Willow Run
The roar of the machinery, the special
din of the riveting gun [were] absolutely deafening.
James Stermer
Willow Run worker, 1944
In March 1941, under government contract, the Ford Motor Company began
building the Willow Run factory near Ypsilanti, Michigan. The Willow Run
Airport, with six runways to test planes, was completed in 1942.
By the end of the war, workers at Willow Run had turned out 8,685 B-24
Liberator bombers. At the height of production, one bomber came off the
assembly line every 63 minutes. Never before had airplanes been mass
produced.
The Product: The B-24 Liberator Bomber
Called Two Zero (Canadian serial number 11120), this plane came off the
Willow Run assembly line on August 29, 1944. It served in the Royal
Canadian Air Force antisubmarine patrol during the war. (The Arsenal of Democracy
gallery features the
nose of the plane suspended above the exhibits.)
Its most notable flight was a search for another B-24 that had gone
down in the mountainous forests of British Columbia. "The weather was setting in and the airplane was too big to get
into the fjords at low altitude. . . . The emotion of the loss of a
crew was something we accepted. We'd gone through the same sort of thing
overseas," recalled one of the plane's copilots, Lieutenant Charles
Lockwood.
Willow Village
In 1942, the federal government built the nation's second freeway (now
I-94) to move workers and materials to the Willow Run plant. In 1943, it
spent $20 million to construct an entire community adjacent to the plant.
In a matter of days, the government erected dormitories for single
workers and enough small houses to accommodate 3,000 people. One thousand
trailer homes were quickly added. By the end of
1943, more than 42,000 workers toiled at Willow Run.

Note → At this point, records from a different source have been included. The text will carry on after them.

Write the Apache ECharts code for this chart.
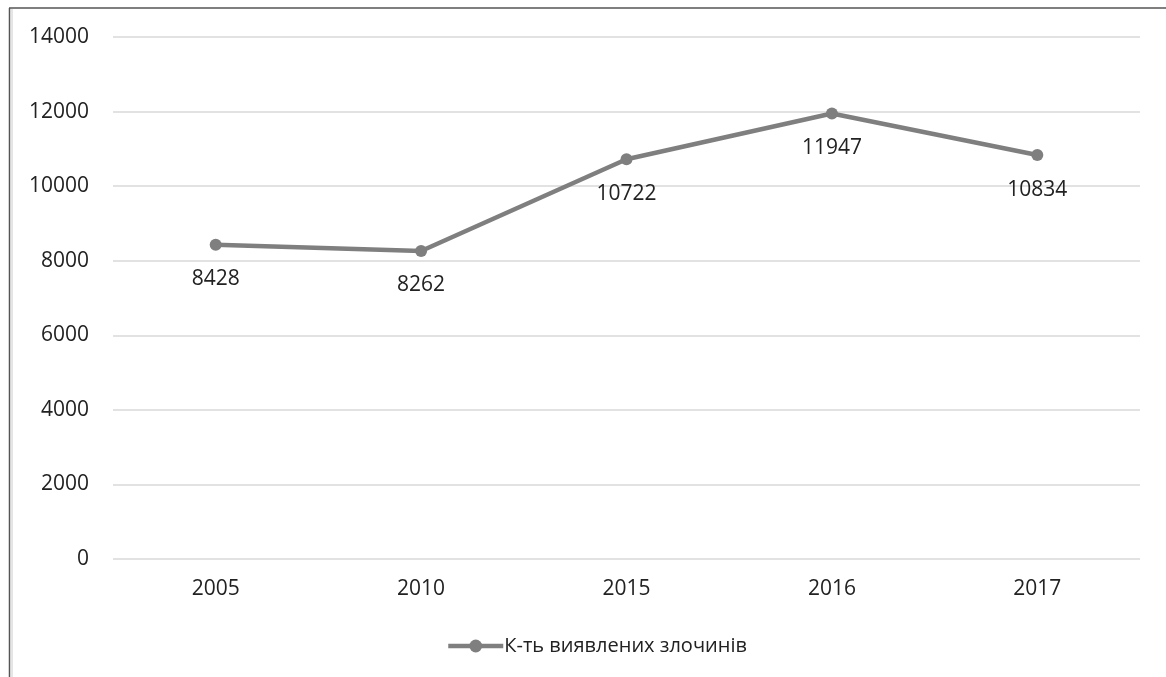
<!DOCTYPE html>
<html><head><meta charset="utf-8">
<script src="https://cdn.jsdelivr.net/npm/echarts@6/dist/echarts.min.js"></script>
<style>html,body{margin:0;padding:0;background:#fff}#c{width:1166px;height:677px}</style>
</head><body><div id="c"></div>
<script>
const categories = ['2005','2010','2015','2016','2017'];
const values = [8428, 8262, 10722, 11947, 10834];
const seriesName = 'К-ть виявлених злочинів';
const yTicks = {min: 0, max: 14000, interval: 2000};

const chart = echarts.init(document.getElementById('c'), null, {renderer:'canvas'});
const font = '"Open Sans", "Noto Sans", sans-serif';
chart.setOption({
  animation: false,
  backgroundColor: '#fff',
  graphic: [
    {type:'line', shape:{x1:9.5,y1:8,x2:9.5,y2:677}, style:{stroke:'#555',lineWidth:1.5}},
    {type:'line', shape:{x1:12,y1:9,x2:12,y2:677}, style:{stroke:'#ccc',lineWidth:1}},
    {type:'line', shape:{x1:9,y1:8,x2:1166,y2:8}, style:{stroke:'#555',lineWidth:1.5}}
  ],
  grid: {left:113, right:26, top:37, bottom:118, containLabel:false},
  legend: {
    top: 631, left: 441,
    itemWidth: 55, itemHeight: 16, itemGap: 10,
    lineStyle: {width: 4.5},
    textStyle: {fontSize: 20, color:'#222', fontFamily: font, padding:[0,0,0,-4]},
    data: [seriesName]
  },
  xAxis: {
    type:'category', data: categories, boundaryGap: true,
    axisLine:{show:false}, axisTick:{show:false},
    axisLabel:{fontSize:21, color:'#222', margin:20, fontFamily: font}
  },
  yAxis: {
    type:'value', min: yTicks.min, max: yTicks.max, interval: yTicks.interval,
    axisLine:{show:false}, axisTick:{show:false},
    splitLine:{lineStyle:{color:'#d9d9d9', width:1.5}},
    axisLabel:{fontSize:21, color:'#222', margin:24, fontFamily: font, formatter: v => String(v)}
  },
  series: [{
    name: seriesName, type:'line', data: values,
    symbol:'circle', symbolSize: 12,
    lineStyle:{color:'#7f7f7f', width:4.5},
    itemStyle:{color:'#7f7f7f'},
    label:{show:true, position:'bottom', distance:18, fontSize:21, color:'#222', fontFamily: font}
  }]
});
</script></body></html>
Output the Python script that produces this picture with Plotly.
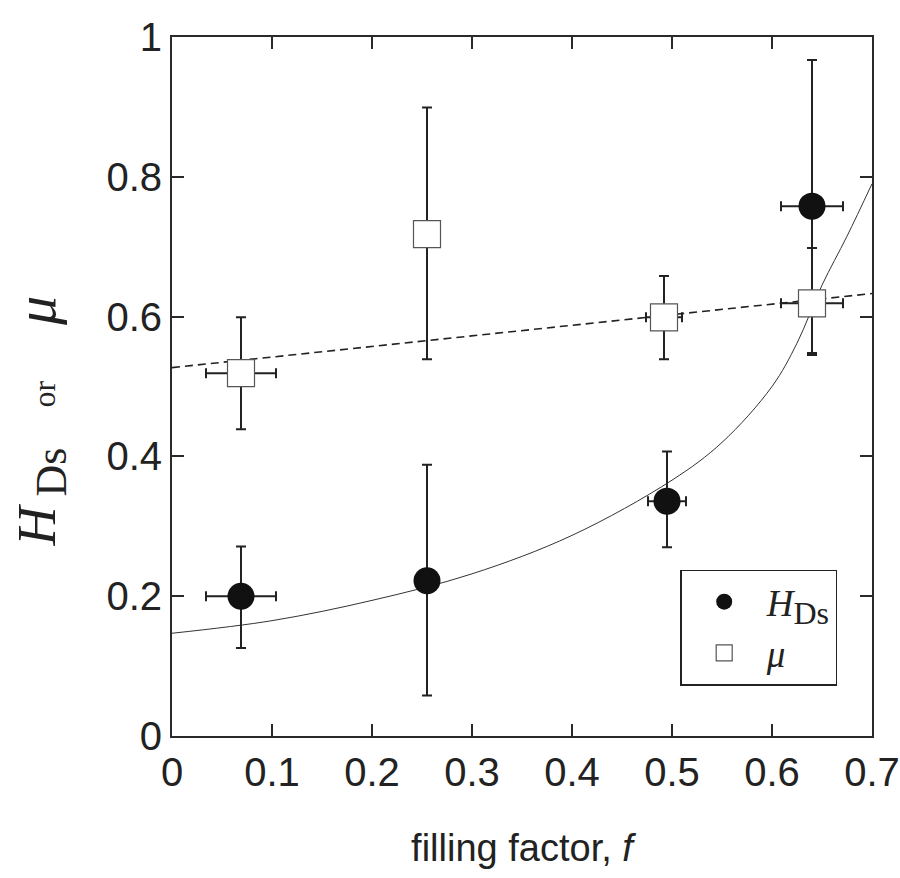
import plotly.graph_objects as go

# --- data ---
hds_x = [0.069, 0.255, 0.495, 0.640]
hds_y = [0.200, 0.222, 0.336, 0.758]
hds_xerr = [0.035, 0.0, 0.019, 0.031]
hds_yerr_plus = [0.071, 0.166, 0.071, 0.209]
hds_yerr_minus = [0.074, 0.164, 0.066, 0.210]

mu_x = [0.069, 0.255, 0.492, 0.640]
mu_y = [0.519, 0.718, 0.599, 0.619]
mu_xerr = [0.035, 0.0, 0.018, 0.031]
mu_yerr_plus = [0.080, 0.181, 0.059, 0.079]
mu_yerr_minus = [0.080, 0.179, 0.060, 0.074]

# fitted curves
hds_fit_x = [0.0, 0.1, 0.2, 0.3, 0.4, 0.5, 0.55, 0.6, 0.625, 0.65, 0.675, 0.7]
hds_fit_y = [0.147, 0.165, 0.194, 0.232, 0.287, 0.366, 0.42, 0.5, 0.562, 0.645, 0.715, 0.79]
mu_fit_x = [0.0, 0.7]
mu_fit_y = [0.527, 0.633]

x_ticks = [0, 0.1, 0.2, 0.3, 0.4, 0.5, 0.6, 0.7]
x_ticktext = ["0", "0.1", "0.2", "0.3", "0.4", "0.5", "0.6", "0.7"]
y_ticks = [0, 0.2, 0.4, 0.6, 0.8, 1.0]
y_ticktext = ["0", "0.2", "0.4", "0.6", "0.8", "1"]

SANS = "Liberation Sans Narrow, Arial Narrow, Liberation Sans, Arial"
SERIF = "Liberation Serif, Times New Roman, DejaVu Serif"
AX = "#2a2a2a"
NB = "\u00a0"

fig = go.Figure()

fig.add_trace(go.Scatter(
    x=hds_fit_x, y=hds_fit_y, mode="lines", line=dict(color="#333", width=1, shape="spline"),
    showlegend=False, hoverinfo="skip"))
fig.add_trace(go.Scatter(
    x=mu_fit_x, y=mu_fit_y, mode="lines", line=dict(color="#222", width=1.6, dash="8px,5px"),
    showlegend=False, hoverinfo="skip"))

fig.add_trace(go.Scatter(
    x=hds_x, y=hds_y, mode="markers",
    name="<i>H</i><sub><span style='font-size:32px'>Ds</span></sub>",
    marker=dict(symbol="circle", size=27, color="#111", line=dict(width=0)),
    error_y=dict(type="data", symmetric=False, array=hds_yerr_plus, arrayminus=hds_yerr_minus,
                 color="#222", thickness=2, width=5),
    error_x=dict(type="data", array=hds_xerr, color="#222", thickness=2, width=5),
))
fig.add_trace(go.Scatter(
    x=mu_x, y=mu_y, mode="markers", name="<i>μ</i>",
    marker=dict(symbol="square", size=27, color="white", line=dict(width=1.2, color="#555")),
    error_y=dict(type="data", symmetric=False, array=mu_yerr_plus, arrayminus=mu_yerr_minus,
                 color="#222", thickness=2, width=5),
    error_x=dict(type="data", array=mu_xerr, color="#222", thickness=2, width=5),
))

axis_common = dict(
    showgrid=False, zeroline=False, showline=True, linecolor=AX, linewidth=2,
    mirror="ticks", ticks="inside", ticklen=12, tickwidth=2, tickcolor=AX,
    tickfont=dict(family=SANS, size=40, color="#222"),
    ticklabeloverflow="allow", automargin=False,
)

ytitle = ("<i>H</i>" + "<span style='font-size:40px'>" + NB + "</span>"
          + "<sub><span style='font-size:44px'>Ds</span></sub>"
          + "<span style='font-size:32px'>" + NB * 5 + "or" + NB * 7 + "</span>"
          + "<i><span style='font-size:58px'>μ</span></i>")

fig.update_layout(
    width=900, height=878,
    margin=dict(l=172, r=28, t=37, b=142),
    paper_bgcolor="white", plot_bgcolor="white",
    xaxis=dict(range=[0, 0.7], tickvals=x_ticks, ticktext=x_ticktext,
               ticklabelstandoff=0,
               title=dict(text="filling factor, <i>f</i>", font=dict(family=SANS, size=38, color="#222"),
                          standoff=41),
               **axis_common),
    yaxis=dict(range=[0, 1], tickvals=y_ticks, ticktext=y_ticktext,
               ticklabelstandoff=0,
               **axis_common),
    annotations=[dict(
        text=ytitle, xref="paper", yref="paper", x=-0.19, y=0.45,
        xanchor="center", yanchor="middle", textangle=-90, showarrow=False,
        font=dict(family=SERIF, size=54, color="#222"))],
    legend=dict(x=0.726, y=0.238, xanchor="left", yanchor="top",
                bordercolor="#222", borderwidth=1.5, bgcolor="white",
                font=dict(family=SERIF, size=37, color="#222"),
                itemsizing="trace", itemwidth=75, tracegroupgap=0),
    showlegend=True,
)

fig.write_html("out.html")
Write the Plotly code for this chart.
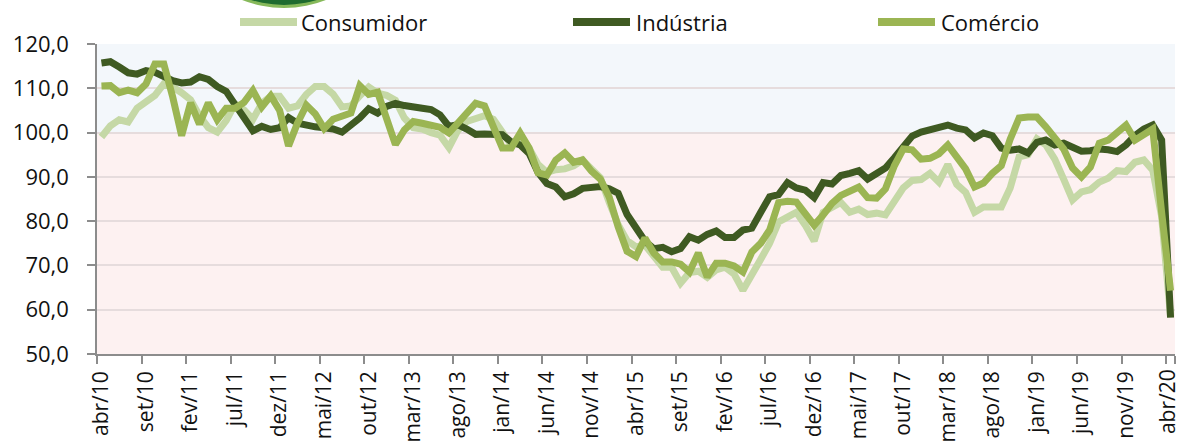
import plotly.graph_objects as go

# Monthly series, abr/2010 .. abr/2020 (121 months)
month_names = ["jan", "fev", "mar", "abr", "mai", "jun", "jul", "ago", "set", "out", "nov", "dez"]
categories = []
for k in range(121):
    m = (3 + k) % 12
    y = 10 + (3 + k) // 12
    categories.append(f"{month_names[m]}/{y:02d}")

tick_labels = ["abr/10", "set/10", "fev/11", "jul/11", "dez/11", "mai/12", "out/12", "mar/13",
               "ago/13", "jan/14", "jun/14", "nov/14", "abr/15", "set/15", "fev/16", "jul/16",
               "dez/16", "mai/17", "out/17", "mar/18", "ago/18", "jan/19", "jun/19", "nov/19",
               "abr/20"]

consumidor = [
    99.0, 101.5, 102.9, 102.4, 105.5, 107.1, 108.4, 111.0, 110.3, 109.0,
    107.4, 103.8, 101.1, 100.1, 102.7, 106.5, 105.1, 103.0, 106.6, 108.2,
    108.2, 105.5, 106.0, 108.6, 110.4, 110.4, 108.7, 105.8, 106.0, 108.3,
    110.3, 108.9, 108.4, 107.3, 103.3, 101.1, 100.8, 100.0, 99.4, 96.6,
    100.5, 102.5, 103.3, 103.8, 103.0, 100.0, 97.2, 99.2, 96.5, 92.8,
    91.0, 91.6, 91.8, 92.5, 93.8, 91.8, 89.8, 84.2, 79.2, 75.6,
    74.2, 74.6, 72.3, 69.6, 69.6, 66.0, 68.4, 68.7, 67.3, 69.0,
    69.6, 68.1, 64.4, 68.3, 71.4, 75.0, 79.8, 80.9, 82.0, 79.1,
    75.5, 82.0, 83.0, 84.2, 82.0, 82.7, 81.5, 81.8, 81.4, 84.5,
    87.5, 89.2, 89.4, 90.8, 88.8, 92.8, 88.3, 86.5, 82.0, 83.2,
    83.2, 83.2, 87.5, 94.5, 95.0, 98.6, 97.2, 94.0, 89.5, 84.8,
    86.6, 87.1, 88.8, 89.7, 91.4, 91.2, 93.3, 93.8, 91.5, 81.0,
    58.5,
]

industria = [
    115.7, 116.0, 114.8, 113.5, 113.2, 114.0, 113.6, 112.6, 111.7, 111.2,
    111.4, 112.6, 112.0, 110.4, 109.3, 106.3, 103.0, 100.4, 101.4, 100.7,
    101.1, 103.4, 102.1, 101.5, 101.3, 101.1, 100.8, 100.1, 101.6, 103.3,
    105.4, 104.4, 105.9, 106.6, 106.1, 105.6, 105.5, 105.2, 104.0, 101.4,
    101.8, 100.8, 99.6, 99.7, 99.6, 99.5, 97.9, 97.2, 95.3, 91.0,
    88.5, 87.7, 85.5, 86.2, 87.4, 87.8, 87.8, 87.3, 86.3, 81.5,
    78.3, 75.5, 73.8, 74.1, 73.1, 73.8, 76.5, 75.7, 77.0, 77.8,
    76.3, 76.3, 78.0, 78.4, 82.0, 85.5, 86.0, 88.7, 87.5, 87.0,
    85.3, 88.7, 88.4, 90.3, 90.8, 91.4, 89.5, 90.6, 92.0, 94.3,
    96.8, 99.2, 100.1, 100.6, 101.0, 101.7, 101.0, 100.6, 98.8, 99.9,
    99.3, 96.5, 96.0, 96.3, 95.4, 97.8, 98.3, 97.2, 97.6, 96.7,
    95.8, 95.9, 96.3, 96.1, 95.7, 97.2, 99.3, 100.8, 101.7, 98.3,
    58.2,
]

comercio = [
    110.5, 110.6, 109.0, 109.6, 109.0, 111.0, 115.5, 115.5, 108.0, 99.3,
    106.7, 101.9, 106.7, 102.9, 105.5, 105.5, 106.8, 109.5, 105.8, 108.3,
    105.0, 97.0, 102.1, 106.2, 104.2, 100.9, 103.0, 103.6, 104.4, 110.6,
    108.6, 109.1, 103.5, 97.3, 100.6, 102.5, 102.1, 101.8, 101.2, 99.9,
    102.3, 104.4, 106.6, 106.0, 101.7, 96.5, 96.5, 99.9, 96.5, 90.9,
    90.4, 93.8, 95.4, 93.3, 93.8, 91.3, 89.5, 85.4, 78.7, 73.2,
    72.0, 76.2, 72.8, 70.8, 70.8, 70.3, 68.5, 72.8, 67.4, 70.5,
    70.5, 69.9, 68.5, 73.0, 75.0, 78.0, 84.2, 84.5, 84.3, 82.0,
    79.1, 81.4, 84.0, 85.8, 86.8, 87.7, 85.3, 85.2, 87.3, 92.5,
    96.3, 96.1, 94.0, 94.2, 95.2, 97.2, 94.5, 91.8, 87.7, 88.6,
    90.8, 92.5, 98.5, 103.3, 103.5, 103.5, 101.3, 98.6, 96.3, 92.0,
    90.0, 92.2, 97.6, 98.3, 100.1, 101.7, 98.3, 99.4, 100.8, 82.0,
    64.3,
]

series = [
    ("Consumidor", consumidor, "#C5D8A6"),
    ("Indústria", industria, "#3F5A22"),
    ("Comércio", comercio, "#9BB553"),
]

FONT = "Open Sans"
TICK_SIZE = 21
W, H = 1180, 447
L, R, T, B = 97, 5, 44, 93
PW, PH = W - L - R, H - T - B


def px_x(px):
    return (px - L) / PW


def px_y(py):
    return (H - B - py) / PH


fig = go.Figure()
for name, values, color in series:
    fig.add_trace(go.Scatter(
        x=categories, y=values, name=name, mode="lines",
        line=dict(color=color, width=7),
        showlegend=False,
    ))

shapes = [
    # shaded bands: above and below 100
    dict(type="rect", xref="paper", yref="y", x0=0, x1=1, y0=100, y1=120,
         fillcolor="#F3F7FB", line=dict(width=0), layer="below"),
    dict(type="rect", xref="paper", yref="y", x0=0, x1=1, y0=50, y1=100,
         fillcolor="#FDF1F1", line=dict(width=0), layer="below"),
    # emblem peeking in at the top
    dict(type="circle", xref="paper", yref="paper",
         x0=px_x(284 - 114), x1=px_x(284 + 114), y0=px_y(8), y1=px_y(8 - 228),
         fillcolor="#86B95A", line=dict(width=0)),
    dict(type="circle", xref="paper", yref="paper",
         x0=px_x(284 - 111), x1=px_x(284 + 111), y0=px_y(5), y1=px_y(5 - 222),
         fillcolor="#1E6B2F", line=dict(width=0)),
]

annotations = []
legend_items = [(240, 297, 299), (573, 630, 634), (878, 935, 939)]
for (x0, x1, xt), (name, _, color) in zip(legend_items, series):
    shapes.append(dict(type="line", xref="paper", yref="paper",
                       x0=px_x(x0), x1=px_x(x1), y0=px_y(22), y1=px_y(22),
                       line=dict(color=color, width=8)))
    annotations.append(dict(xref="paper", yref="paper", x=px_x(xt), y=px_y(22),
                            text=name, showarrow=False, xanchor="left", yanchor="middle",
                            font=dict(family=FONT, size=22, color="#111111")))

# the last month label sits against the right edge, so it is set a little inward
tick_text = tick_labels[:-1] + [""]
annotations.append(dict(xref="x", yref="paper", x=tick_labels[-1], y=px_y(367),
                        text=tick_labels[-1], textangle=-90, showarrow=False,
                        xanchor="center", yanchor="top", xshift=-4,
                        font=dict(family=FONT, size=TICK_SIZE, color="#111111")))

fig.update_layout(
    width=W, height=H,
    margin=dict(l=L, r=R, t=T, b=B, pad=0),
    paper_bgcolor="white",
    plot_bgcolor="white",
    separators=",.",
    shapes=shapes,
    annotations=annotations,
    showlegend=False,
    font=dict(family=FONT, color="#111111"),
)

fig.update_xaxes(
    type="category",
    range=[-0.5, 120.5],
    automargin=False,
    tickmode="array", tickvals=tick_labels, ticktext=tick_text,
    tickson="boundaries",
    tickangle=-90,
    tickfont=dict(family=FONT, size=TICK_SIZE, color="#111111"),
    ticklabelstandoff=7,
    showgrid=False,
    showline=True, linecolor="#8C8C8C", linewidth=1.5,
    ticks="outside", ticklen=8, tickcolor="#8C8C8C", tickwidth=1.5,
)

fig.update_yaxes(
    range=[50, 120],
    automargin=False,
    tickmode="array", tickvals=[50, 60, 70, 80, 90, 100, 110, 120],
    tickformat=".1f",
    tickfont=dict(family=FONT, size=22, color="#111111"),
    showgrid=True, gridcolor="#E6DCDD", gridwidth=1.5,
    zeroline=False,
    showline=True, linecolor="#8C8C8C", linewidth=1.5,
    ticks="outside", ticklen=8, tickcolor="#8C8C8C", tickwidth=1.5,
    ticklabelstandoff=14,
)

fig.write_html("out.html")
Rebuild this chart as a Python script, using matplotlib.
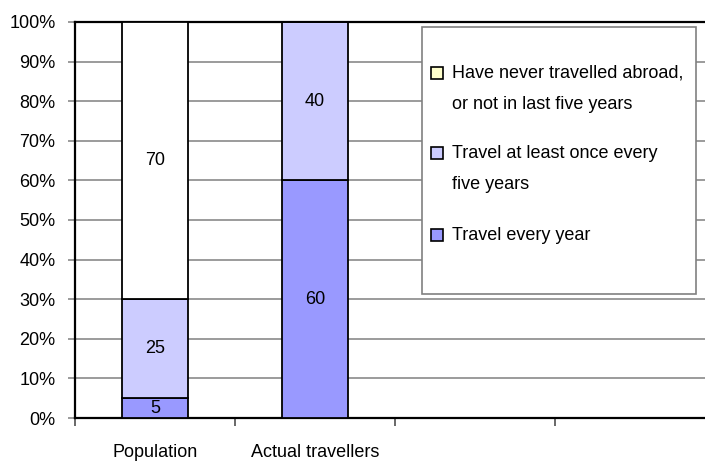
import numpy as np
import matplotlib.pyplot as plt
from matplotlib.patches import Rectangle

plt.rcParams['font.family'] = ['Liberation Sans', 'DejaVu Sans']

categories = ['Population', 'Actual travellers']
n_slots = 4
every_year = [5, 60]
once_five = [25, 40]
never = [70, 0]
series_names = ['Have never travelled abroad,\nor not in last five years',
                'Travel at least once every\nfive years',
                'Travel every year']
legend_colors = ['#FFFFCC', '#CCCCFF', '#9999FF']
yticks = np.arange(0, 101, 10)

W, H = 705, 465
fs = 13
fig = plt.figure(figsize=(W / 100, H / 100), dpi=100)
ax = fig.add_axes([75 / W, 47 / H, 640 / W, 396 / H])

x = np.arange(len(categories)) + 0.5
bw = 0.41
bottom = np.zeros(len(categories))
for vals, col in [(every_year, '#9999FF'), (once_five, '#CCCCFF'), (never, 'white')]:
    vals = np.array(vals, dtype=float)
    ax.bar(x, vals, bw, bottom=bottom, color=col, edgecolor='black', linewidth=1.3, zorder=3)
    for xi, b, v in zip(x, bottom, vals):
        if v > 0:
            ax.text(xi, b + v / 2, f'{v:g}', ha='center', va='center', fontsize=fs, zorder=4)
    bottom += vals

ax.set_xlim(0, n_slots)
ax.set_ylim(0, 100)
ax.set_yticks(yticks)
ax.set_yticklabels([f'{v}%' for v in yticks], fontsize=fs)
ax.yaxis.grid(True, color='#808080', linewidth=1.1)
ax.set_axisbelow(True)
ax.tick_params(axis='y', length=5, width=1.1, color='#808080', pad=9)

ax.set_xticks(np.arange(n_slots + 1))
ax.set_xticklabels([])
ax.tick_params(axis='x', which='major', length=6, width=1.1, color='#404040')
ax.set_xticks(x, minor=True)
ax.set_xticklabels(categories, minor=True, fontsize=fs)
ax.tick_params(axis='x', which='minor', length=0, pad=19)

for s in ['left', 'bottom', 'top']:
    ax.spines[s].set_linewidth(1.6)
    ax.spines[s].set_color('black')
ax.spines['right'].set_visible(False)

# legend box
def fx(px):
    return px / W

def fy(py):
    return 1 - py / H

fig.patches.append(Rectangle((fx(422), fy(294)), fx(696) - fx(422), fy(27) - fy(294),
                             transform=fig.transFigure, facecolor='white',
                             edgecolor='#808080', linewidth=1.2, zorder=5))
item_y = [73, 153, 235]
for name, col, py in zip(series_names, legend_colors, item_y):
    fig.patches.append(Rectangle((fx(431), fy(py + 6)), fx(443) - fx(431), fy(py - 6) - fy(py + 6),
                                 transform=fig.transFigure, facecolor=col,
                                 edgecolor='black', linewidth=1.2, zorder=6))
    fig.text(fx(452), fy(py - 8), name, ha='left', va='top', fontsize=fs,
             linespacing=2.05, zorder=7)

fig.savefig('out.png', dpi=100)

We arrived [at Willow Run from Austinville, VA] on
a cold and snowy day in January of 1944. My mother, my father and I were
all hired the first day, and they referred us to Willow Village to find
a place to stay. We moved right into a new two-bedroom unit that rented
for about $25 a month. . . . Our new home was comfortable and clean, but
the walls were paper thin. If the neighbors cooked onions, we could
smell them. . . . The apartments were built in a row with shared walls,
and they all looked alike. Once, when we got off the bus at the wrong
stop, we had trouble finding our unit.
Florida Goodson
Willow Village provided housing
for more than 15,000 people. The village grew to include 30 dormitories, six
community buildings, rows and rows of small houses, commercial buildings,
police and fire stations, and schools.